Whenever an industry shifts from physical products to digital ones, that’s when the real trouble for the traditional players starts.
Think about the music industry, the film industry (both camera and movies), the publishing industry and the list goes on. Whenever the final products shifts from its physical form to a digital one, all hell breaks loose.
Industries respond in the stupidest ways because their gut instinct is to charge the same price they charged for their physical products (sometimes they even try to charge more). After all, it’s the consumers’ choice if they want a physical CD or twelve MP3 tracks, but it’s all worth the same amount, right?
And, the problem with it being wrong is that no one really knows what the right answer is. That being said, we do know – with one hundred percent certainty – that the answer is definitely not, "charge them the same amount." That was the main inspiration behind yesterday’s Six Pixels of Separation Blog post titled, New Business Models. It also speaks to something that most of us know, but don’t like to talk about: change.
We all love quotes about how change is good, it’s the only things that is inevitable (along with death and taxes) and, "if you don’t like change, you’re going to live irrelevance even less" (General Eric Shinseki, US Army), but no industry can handle or deal with dramatic change – like when a product goes from physical to digital. On a recent trip to a speaking event, the driver was pointing out the ocean and how that specific part of the world was once a great industrial port where ships came to load and unload their stock and fill the whole north-eastern part of North America with goods. He went on to talk about how the shipping has slowed down to the point where that port was now empty, and what a shame it is. We’re still shipping, it’s just bits and bytes now… not crates and barrels.

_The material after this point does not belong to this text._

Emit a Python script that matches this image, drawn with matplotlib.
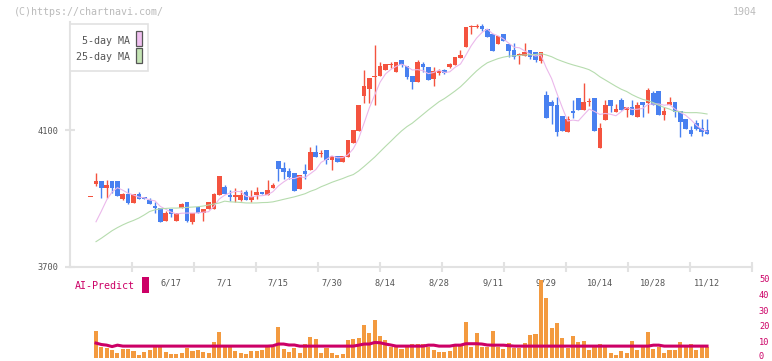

Here’s the marketing challenge: this is all so new, that most companies would rather hold on to what they know with everything they have than dip some toes into the blue ocean strategy that is partly the present, but mostly the future. Marketers can shape that future. As stewards of the brands, we get an exclusive glimpse into our consumers and what makes them buy and click. We need to be better at looking at our analytics and our trends to help shape not just our companies, but the industries they serve.
It’s a tall order. It’s one that I don’t think the sales, financial, operations and technology departments of a company are focusing on. It’s a marketing issue in the purest definition of the Marketing Four Ps. Particularly the "product" one.
Think about your company and the industry you’re in, how well would you be able to cope, change and evolve if the very product you sold changed entirely overnight?